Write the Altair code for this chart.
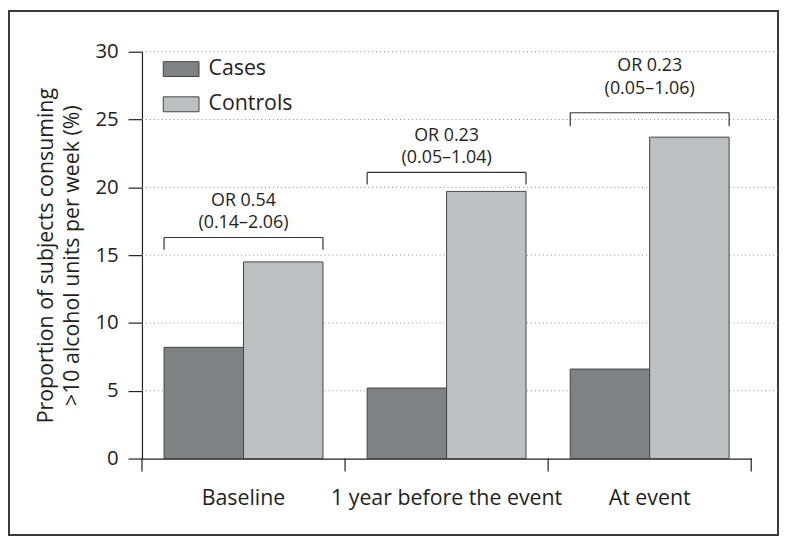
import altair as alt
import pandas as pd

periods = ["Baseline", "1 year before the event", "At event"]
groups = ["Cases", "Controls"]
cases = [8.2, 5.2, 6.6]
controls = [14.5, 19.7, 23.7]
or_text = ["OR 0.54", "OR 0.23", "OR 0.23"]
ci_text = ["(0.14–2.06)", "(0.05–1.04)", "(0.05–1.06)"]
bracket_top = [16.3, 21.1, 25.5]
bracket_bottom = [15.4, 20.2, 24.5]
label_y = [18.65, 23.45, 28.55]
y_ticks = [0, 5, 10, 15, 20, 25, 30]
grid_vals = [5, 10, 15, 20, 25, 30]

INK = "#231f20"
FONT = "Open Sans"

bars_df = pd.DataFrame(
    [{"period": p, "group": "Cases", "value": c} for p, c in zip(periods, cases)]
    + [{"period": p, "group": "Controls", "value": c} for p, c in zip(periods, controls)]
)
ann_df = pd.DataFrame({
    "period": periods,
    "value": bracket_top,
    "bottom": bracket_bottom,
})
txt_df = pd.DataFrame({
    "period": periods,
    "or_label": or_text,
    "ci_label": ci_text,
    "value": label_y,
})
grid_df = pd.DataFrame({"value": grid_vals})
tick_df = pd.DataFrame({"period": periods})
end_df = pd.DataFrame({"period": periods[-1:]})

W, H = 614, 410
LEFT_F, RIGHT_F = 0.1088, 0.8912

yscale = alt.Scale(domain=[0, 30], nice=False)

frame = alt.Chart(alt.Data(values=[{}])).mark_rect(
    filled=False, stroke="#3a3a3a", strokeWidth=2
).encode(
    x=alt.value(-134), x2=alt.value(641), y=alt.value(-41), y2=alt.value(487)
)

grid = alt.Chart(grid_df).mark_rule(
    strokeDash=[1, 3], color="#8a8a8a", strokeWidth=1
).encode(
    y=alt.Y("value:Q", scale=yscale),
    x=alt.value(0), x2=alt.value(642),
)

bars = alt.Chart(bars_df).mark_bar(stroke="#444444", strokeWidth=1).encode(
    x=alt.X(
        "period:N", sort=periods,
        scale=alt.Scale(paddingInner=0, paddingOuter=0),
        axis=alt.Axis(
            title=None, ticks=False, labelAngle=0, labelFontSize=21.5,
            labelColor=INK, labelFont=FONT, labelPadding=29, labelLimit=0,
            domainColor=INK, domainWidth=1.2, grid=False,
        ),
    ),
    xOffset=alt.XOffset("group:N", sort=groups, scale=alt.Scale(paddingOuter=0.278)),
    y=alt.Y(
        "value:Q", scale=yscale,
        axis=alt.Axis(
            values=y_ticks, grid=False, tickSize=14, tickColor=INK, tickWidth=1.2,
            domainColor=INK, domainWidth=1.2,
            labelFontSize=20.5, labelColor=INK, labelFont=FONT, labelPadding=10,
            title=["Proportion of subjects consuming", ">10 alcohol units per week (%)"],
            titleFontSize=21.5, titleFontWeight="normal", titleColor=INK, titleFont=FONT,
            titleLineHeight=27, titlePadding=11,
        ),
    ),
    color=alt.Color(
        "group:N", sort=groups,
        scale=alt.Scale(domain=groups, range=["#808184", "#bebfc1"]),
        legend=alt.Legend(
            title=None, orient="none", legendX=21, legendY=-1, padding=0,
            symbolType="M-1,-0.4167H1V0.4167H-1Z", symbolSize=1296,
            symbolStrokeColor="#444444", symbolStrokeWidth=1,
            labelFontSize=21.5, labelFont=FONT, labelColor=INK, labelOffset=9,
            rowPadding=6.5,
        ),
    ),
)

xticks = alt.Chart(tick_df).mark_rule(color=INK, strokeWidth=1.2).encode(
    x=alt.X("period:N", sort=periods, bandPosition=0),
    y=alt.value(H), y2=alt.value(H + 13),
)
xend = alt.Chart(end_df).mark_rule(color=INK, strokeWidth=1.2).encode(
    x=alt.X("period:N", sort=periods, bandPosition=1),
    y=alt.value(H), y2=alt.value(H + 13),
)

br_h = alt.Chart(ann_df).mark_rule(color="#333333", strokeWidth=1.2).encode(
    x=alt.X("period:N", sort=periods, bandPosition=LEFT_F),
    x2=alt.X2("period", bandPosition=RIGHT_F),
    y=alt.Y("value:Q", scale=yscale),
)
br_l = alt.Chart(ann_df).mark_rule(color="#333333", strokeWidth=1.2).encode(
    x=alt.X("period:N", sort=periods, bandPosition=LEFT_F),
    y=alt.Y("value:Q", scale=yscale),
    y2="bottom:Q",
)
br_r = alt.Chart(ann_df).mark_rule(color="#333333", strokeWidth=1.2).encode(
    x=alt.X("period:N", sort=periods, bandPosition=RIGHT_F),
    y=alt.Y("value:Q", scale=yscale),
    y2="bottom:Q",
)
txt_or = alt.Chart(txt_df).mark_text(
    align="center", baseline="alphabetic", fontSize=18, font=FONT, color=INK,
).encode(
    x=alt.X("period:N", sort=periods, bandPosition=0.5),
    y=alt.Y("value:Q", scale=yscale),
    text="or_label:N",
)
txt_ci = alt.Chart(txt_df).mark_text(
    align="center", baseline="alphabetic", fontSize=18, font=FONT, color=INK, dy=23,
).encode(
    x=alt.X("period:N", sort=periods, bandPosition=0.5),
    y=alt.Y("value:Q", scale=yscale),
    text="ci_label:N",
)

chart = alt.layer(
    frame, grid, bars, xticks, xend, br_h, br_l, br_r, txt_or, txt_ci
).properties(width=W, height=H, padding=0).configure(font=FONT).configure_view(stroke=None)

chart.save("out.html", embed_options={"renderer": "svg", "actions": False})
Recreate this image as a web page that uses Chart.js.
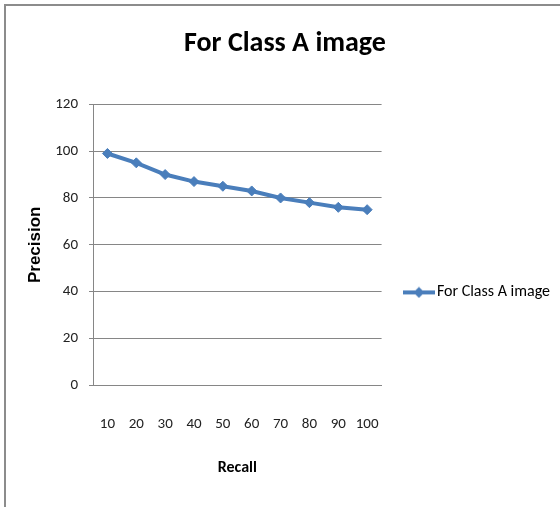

··········

Write the records out again in full, exactly, and skip every picture.

Write the Altair code for this chart.
import altair as alt
import pandas as pd

periods = ["Baseline", "1 year before the event", "At event"]
groups = ["Cases", "Controls"]
cases = [8.2, 5.2, 6.6]
controls = [14.5, 19.7, 23.7]
or_text = ["OR 0.54", "OR 0.23", "OR 0.23"]
ci_text = ["(0.14–2.06)", "(0.05–1.04)", "(0.05–1.06)"]
bracket_top = [16.3, 21.1, 25.5]
bracket_bottom = [15.4, 20.2, 24.5]
label_y = [18.65, 23.45, 28.55]
y_ticks = [0, 5, 10, 15, 20, 25, 30]
grid_vals = [5, 10, 15, 20, 25, 30]

INK = "#231f20"
FONT = "Open Sans"

bars_df = pd.DataFrame(
    [{"period": p, "group": "Cases", "value": c} for p, c in zip(periods, cases)]
    + [{"period": p, "group": "Controls", "value": c} for p, c in zip(periods, controls)]
)
ann_df = pd.DataFrame({
    "period": periods,
    "value": bracket_top,
    "bottom": bracket_bottom,
})
txt_df = pd.DataFrame({
    "period": periods,
    "or_label": or_text,
    "ci_label": ci_text,
    "value": label_y,
})
grid_df = pd.DataFrame({"value": grid_vals})
tick_df = pd.DataFrame({"period": periods})
end_df = pd.DataFrame({"period": periods[-1:]})

W, H = 614, 410
LEFT_F, RIGHT_F = 0.1088, 0.8912

yscale = alt.Scale(domain=[0, 30], nice=False)

frame = alt.Chart(alt.Data(values=[{}])).mark_rect(
    filled=False, stroke="#3a3a3a", strokeWidth=2
).encode(
    x=alt.value(-134), x2=alt.value(641), y=alt.value(-41), y2=alt.value(487)
)

grid = alt.Chart(grid_df).mark_rule(
    strokeDash=[1, 3], color="#8a8a8a", strokeWidth=1
).encode(
    y=alt.Y("value:Q", scale=yscale),
    x=alt.value(0), x2=alt.value(642),
)

bars = alt.Chart(bars_df).mark_bar(stroke="#444444", strokeWidth=1).encode(
    x=alt.X(
        "period:N", sort=periods,
        scale=alt.Scale(paddingInner=0, paddingOuter=0),
        axis=alt.Axis(
            title=None, ticks=False, labelAngle=0, labelFontSize=21.5,
            labelColor=INK, labelFont=FONT, labelPadding=29, labelLimit=0,
            domainColor=INK, domainWidth=1.2, grid=False,
        ),
    ),
    xOffset=alt.XOffset("group:N", sort=groups, scale=alt.Scale(paddingOuter=0.278)),
    y=alt.Y(
        "value:Q", scale=yscale,
        axis=alt.Axis(
            values=y_ticks, grid=False, tickSize=14, tickColor=INK, tickWidth=1.2,
            domainColor=INK, domainWidth=1.2,
            labelFontSize=20.5, labelColor=INK, labelFont=FONT, labelPadding=10,
            title=["Proportion of subjects consuming", ">10 alcohol units per week (%)"],
            titleFontSize=21.5, titleFontWeight="normal", titleColor=INK, titleFont=FONT,
            titleLineHeight=27, titlePadding=11,
        ),
    ),
    color=alt.Color(
        "group:N", sort=groups,
        scale=alt.Scale(domain=groups, range=["#808184", "#bebfc1"]),
        legend=alt.Legend(
            title=None, orient="none", legendX=21, legendY=-1, padding=0,
            symbolType="M-1,-0.4167H1V0.4167H-1Z", symbolSize=1296,
            symbolStrokeColor="#444444", symbolStrokeWidth=1,
            labelFontSize=21.5, labelFont=FONT, labelColor=INK, labelOffset=9,
            rowPadding=6.5,
        ),
    ),
)

xticks = alt.Chart(tick_df).mark_rule(color=INK, strokeWidth=1.2).encode(
    x=alt.X("period:N", sort=periods, bandPosition=0),
    y=alt.value(H), y2=alt.value(H + 13),
)
xend = alt.Chart(end_df).mark_rule(color=INK, strokeWidth=1.2).encode(
    x=alt.X("period:N", sort=periods, bandPosition=1),
    y=alt.value(H), y2=alt.value(H + 13),
)

br_h = alt.Chart(ann_df).mark_rule(color="#333333", strokeWidth=1.2).encode(
    x=alt.X("period:N", sort=periods, bandPosition=LEFT_F),
    x2=alt.X2("period", bandPosition=RIGHT_F),
    y=alt.Y("value:Q", scale=yscale),
)
br_l = alt.Chart(ann_df).mark_rule(color="#333333", strokeWidth=1.2).encode(
    x=alt.X("period:N", sort=periods, bandPosition=LEFT_F),
    y=alt.Y("value:Q", scale=yscale),
    y2="bottom:Q",
)
br_r = alt.Chart(ann_df).mark_rule(color="#333333", strokeWidth=1.2).encode(
    x=alt.X("period:N", sort=periods, bandPosition=RIGHT_F),
    y=alt.Y("value:Q", scale=yscale),
    y2="bottom:Q",
)
txt_or = alt.Chart(txt_df).mark_text(
    align="center", baseline="alphabetic", fontSize=18, font=FONT, color=INK,
).encode(
    x=alt.X("period:N", sort=periods, bandPosition=0.5),
    y=alt.Y("value:Q", scale=yscale),
    text="or_label:N",
)
txt_ci = alt.Chart(txt_df).mark_text(
    align="center", baseline="alphabetic", fontSize=18, font=FONT, color=INK, dy=23,
).encode(
    x=alt.X("period:N", sort=periods, bandPosition=0.5),
    y=alt.Y("value:Q", scale=yscale),
    text="ci_label:N",
)

chart = alt.layer(
    frame, grid, bars, xticks, xend, br_h, br_l, br_r, txt_or, txt_ci
).properties(width=W, height=H, padding=0).configure(font=FONT).configure_view(stroke=None)

chart.save("out.html", embed_options={"renderer": "svg", "actions": False})
Recreate this image as a web page that uses Chart.js.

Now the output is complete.